Le calcul de l'efficacité de la collecte est un autre aspect clé dans les simulations d’accrétion de glace. Deux cadres de référence peuvent être utilisés : l’approche eulérienne et l’approche lagrangienne. L’approche eulérienne modélise la phase de particules comme un fluide continu, ce qui permet de recourir à des outils numériques standard utilisés en aérodynamique. L’approche lagrangienne, quant à elle, résout les forces agissant sur chaque particule discrète, ce qui la rend plus proche de la physique réelle des gouttelettes. Bien que les deux méthodes aient été testées et comparées avec succès dans des géométries propres, l’introduction de petites perturbations dans la géométrie peut provoquer un comportement oscillatoire de l'efficacité de la collecte, accentuant les perturbations géométriques et créant un phénomène auto-amplificateur. Ce phénomène, tel qu'illustré par Bourgault-Coté et al. (2018), renforce l’impaction de l’eau et génère des modifications géométriques supplémentaires.

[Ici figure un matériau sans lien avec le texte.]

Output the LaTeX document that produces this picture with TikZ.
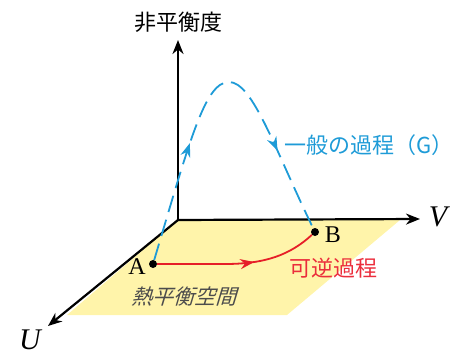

Un défi important lors de la simulation de l’accrétion de glace sur un profil aérodynamique est d’obtenir une convergence stable. Cette stabilité dépend de la finesse du maillage utilisé pour discrétiser la surface et de la précision du suivi des particules. Par exemple, lors de simulations sur un profil NACA0012, différents types de glace, tels que la glace rime, la glace verglacée, et un état intermédiaire de glace mixte, sont modélisés. Les conditions de test spécifiques pour chaque type de glace, notamment l'angle d'attaque, la température, la vitesse du vent, et la concentration en eau, sont essentielles pour la précision des simulations.

La méthode de suivi des particules lagrangiennes est employée pour déterminer l’efficacité de collecte, calculée sur la base du flux aérodynamique obtenu à chaque pas de temps. Dans cette approche, l'écoulement aérodynamique est calculé à l’aide du solveur RANS, qui repose sur une méthode des volumes finis (FVM) et un modèle de turbulence Spalart–Allmaras. Les flux convectifs sont discrétisés selon un schéma upwind, et les variables turbulentes sont convectées selon une méthode de premier ordre. Cette configuration permet de résoudre les équations de Navier-Stokes moyennées de Reynolds, offrant ainsi une approche robuste pour modéliser l’écoulement autour des géométries aérodynamiques.

L’efficacité de la collecte est particulièrement sensible à l’échelle de la particule, notamment à la taille des gouttelettes d’eau. En raison de la petitesse de ces gouttelettes, leur impact sur la solution aérodynamique est souvent négligeable, permettant ainsi de séparer les calculs aérodynamiques et de collecte. Cependant, lorsque des perturbations sont introduites dans la géométrie, des oscillations indésirables peuvent apparaître dans l'efficacité de la collecte, nécessitant éventuellement un lissage de la géométrie ou de l'efficacité de collecte elle-même. Le lissage, cependant, est une opération délicate qui doit éviter à la fois la réduction de la géométrie et la distorsion excessive de la distribution de collecte, en particulier dans la région de crête de l’efficacité de collecte.

Pour la simulation d’accrétion de glace en 2D, il est fondamental de s’assurer que les différents types de glace, qu’il s’agisse de glace rime, de glace verglacée ou de glace mixte, sont correctement représentés dans les simulations à multiples étapes. L’interaction entre la forme de la glace et l’écoulement aérodynamique est un facteur crucial, non seulement pour prédire la quantité de glace accumulée, mais aussi pour évaluer l’impact potentiel sur les performances de l’aéronef.